◆ PROBLEM DESCRIPTION ◆
Quote the data exactly, first line to the line containing "from matplotlib.transforms import", with no pictures.
-------- TASK INPUT
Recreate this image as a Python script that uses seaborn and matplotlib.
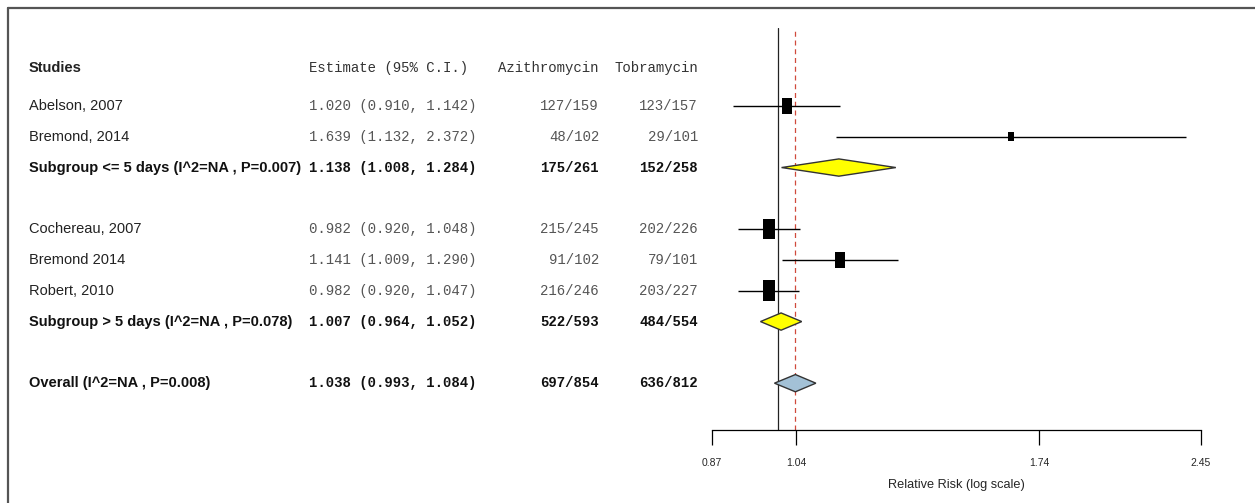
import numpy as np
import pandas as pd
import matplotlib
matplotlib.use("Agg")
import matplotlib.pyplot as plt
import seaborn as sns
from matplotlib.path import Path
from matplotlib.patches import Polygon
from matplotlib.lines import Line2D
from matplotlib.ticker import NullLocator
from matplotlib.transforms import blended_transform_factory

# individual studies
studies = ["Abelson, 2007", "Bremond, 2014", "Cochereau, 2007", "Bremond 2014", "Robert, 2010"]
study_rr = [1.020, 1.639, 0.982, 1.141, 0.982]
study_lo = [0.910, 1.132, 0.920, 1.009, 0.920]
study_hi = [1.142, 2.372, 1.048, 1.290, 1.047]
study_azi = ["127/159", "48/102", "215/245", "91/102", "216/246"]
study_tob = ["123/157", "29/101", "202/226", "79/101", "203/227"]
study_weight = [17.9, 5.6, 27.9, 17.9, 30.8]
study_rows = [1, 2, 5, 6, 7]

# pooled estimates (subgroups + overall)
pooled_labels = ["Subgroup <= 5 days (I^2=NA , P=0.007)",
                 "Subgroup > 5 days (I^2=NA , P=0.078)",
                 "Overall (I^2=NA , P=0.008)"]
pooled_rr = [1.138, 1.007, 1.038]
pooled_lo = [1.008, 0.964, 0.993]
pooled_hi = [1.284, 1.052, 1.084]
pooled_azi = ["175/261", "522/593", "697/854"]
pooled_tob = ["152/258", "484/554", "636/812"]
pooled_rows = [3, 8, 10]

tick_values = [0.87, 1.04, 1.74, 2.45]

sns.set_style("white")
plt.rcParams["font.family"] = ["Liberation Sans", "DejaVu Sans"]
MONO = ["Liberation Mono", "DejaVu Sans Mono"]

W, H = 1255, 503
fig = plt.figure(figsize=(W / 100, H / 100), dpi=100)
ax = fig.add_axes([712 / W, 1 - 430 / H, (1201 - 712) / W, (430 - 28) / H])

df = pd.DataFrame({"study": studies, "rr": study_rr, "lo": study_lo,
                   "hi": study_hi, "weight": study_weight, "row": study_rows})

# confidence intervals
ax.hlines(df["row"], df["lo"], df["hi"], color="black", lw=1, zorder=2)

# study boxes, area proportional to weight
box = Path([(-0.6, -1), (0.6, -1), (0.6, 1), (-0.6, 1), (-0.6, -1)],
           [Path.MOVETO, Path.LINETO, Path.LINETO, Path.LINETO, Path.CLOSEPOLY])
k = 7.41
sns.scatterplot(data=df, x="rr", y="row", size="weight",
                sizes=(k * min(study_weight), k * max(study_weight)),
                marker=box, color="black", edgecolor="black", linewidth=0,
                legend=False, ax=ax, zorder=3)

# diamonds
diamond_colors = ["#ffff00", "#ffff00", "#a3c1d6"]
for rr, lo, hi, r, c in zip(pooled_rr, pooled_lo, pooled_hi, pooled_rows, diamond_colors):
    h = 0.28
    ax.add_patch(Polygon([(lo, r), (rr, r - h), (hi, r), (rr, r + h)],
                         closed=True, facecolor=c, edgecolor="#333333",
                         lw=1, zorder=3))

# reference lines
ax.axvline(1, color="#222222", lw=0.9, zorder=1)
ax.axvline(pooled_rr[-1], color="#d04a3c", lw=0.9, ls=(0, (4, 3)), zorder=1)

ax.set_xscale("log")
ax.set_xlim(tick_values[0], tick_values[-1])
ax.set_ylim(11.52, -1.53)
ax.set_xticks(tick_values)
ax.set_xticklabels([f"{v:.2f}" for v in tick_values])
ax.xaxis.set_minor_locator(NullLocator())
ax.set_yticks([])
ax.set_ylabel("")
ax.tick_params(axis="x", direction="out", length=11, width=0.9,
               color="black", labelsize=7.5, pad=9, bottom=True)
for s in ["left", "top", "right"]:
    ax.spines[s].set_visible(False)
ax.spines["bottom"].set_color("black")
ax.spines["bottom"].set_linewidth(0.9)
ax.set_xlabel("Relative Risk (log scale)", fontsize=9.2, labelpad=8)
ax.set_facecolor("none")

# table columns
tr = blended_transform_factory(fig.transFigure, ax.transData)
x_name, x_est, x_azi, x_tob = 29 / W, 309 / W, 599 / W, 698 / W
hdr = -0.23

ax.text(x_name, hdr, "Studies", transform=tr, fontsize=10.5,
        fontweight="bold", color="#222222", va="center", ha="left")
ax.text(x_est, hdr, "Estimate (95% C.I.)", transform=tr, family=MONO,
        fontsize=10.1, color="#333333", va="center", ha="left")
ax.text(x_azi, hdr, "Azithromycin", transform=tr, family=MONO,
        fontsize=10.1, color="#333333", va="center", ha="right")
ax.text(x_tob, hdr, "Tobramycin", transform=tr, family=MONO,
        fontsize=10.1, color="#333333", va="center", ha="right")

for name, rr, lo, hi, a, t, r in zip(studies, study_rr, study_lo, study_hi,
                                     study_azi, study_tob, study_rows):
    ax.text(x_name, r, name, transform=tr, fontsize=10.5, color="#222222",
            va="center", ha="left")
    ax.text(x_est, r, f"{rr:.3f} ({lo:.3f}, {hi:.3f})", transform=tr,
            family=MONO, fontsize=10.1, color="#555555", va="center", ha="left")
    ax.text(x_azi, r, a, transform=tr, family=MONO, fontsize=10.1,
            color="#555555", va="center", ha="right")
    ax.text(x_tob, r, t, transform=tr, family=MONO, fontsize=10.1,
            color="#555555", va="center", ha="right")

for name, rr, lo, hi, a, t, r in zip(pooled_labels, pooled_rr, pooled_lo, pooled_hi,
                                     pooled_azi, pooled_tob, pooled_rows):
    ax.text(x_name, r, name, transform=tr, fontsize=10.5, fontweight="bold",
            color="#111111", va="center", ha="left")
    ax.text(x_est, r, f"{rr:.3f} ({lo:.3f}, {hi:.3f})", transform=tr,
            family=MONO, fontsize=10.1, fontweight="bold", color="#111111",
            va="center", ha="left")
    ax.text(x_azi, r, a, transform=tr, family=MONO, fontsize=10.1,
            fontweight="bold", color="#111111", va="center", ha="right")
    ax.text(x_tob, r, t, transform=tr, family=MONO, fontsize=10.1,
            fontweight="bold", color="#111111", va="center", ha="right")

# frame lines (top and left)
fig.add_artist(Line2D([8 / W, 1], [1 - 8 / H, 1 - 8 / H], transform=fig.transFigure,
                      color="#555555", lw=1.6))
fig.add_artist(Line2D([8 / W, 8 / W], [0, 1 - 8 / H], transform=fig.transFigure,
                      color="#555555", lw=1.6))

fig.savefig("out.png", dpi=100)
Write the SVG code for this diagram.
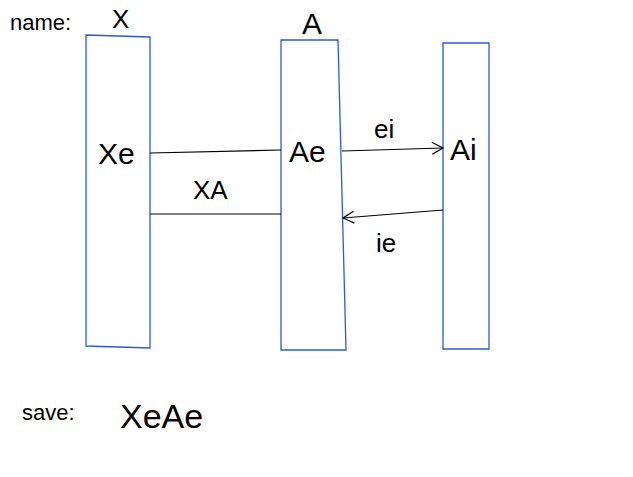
----------------
◆ ANSWER TO THE EXERCISE ◆
Recreate this image as a Python script that uses seaborn and matplotlib.
import numpy as np
import pandas as pd
import matplotlib
matplotlib.use("Agg")
import matplotlib.pyplot as plt
import seaborn as sns
from matplotlib.path import Path
from matplotlib.patches import Polygon
from matplotlib.lines import Line2D
from matplotlib.ticker import NullLocator
from matplotlib.transforms import blended_transform_factory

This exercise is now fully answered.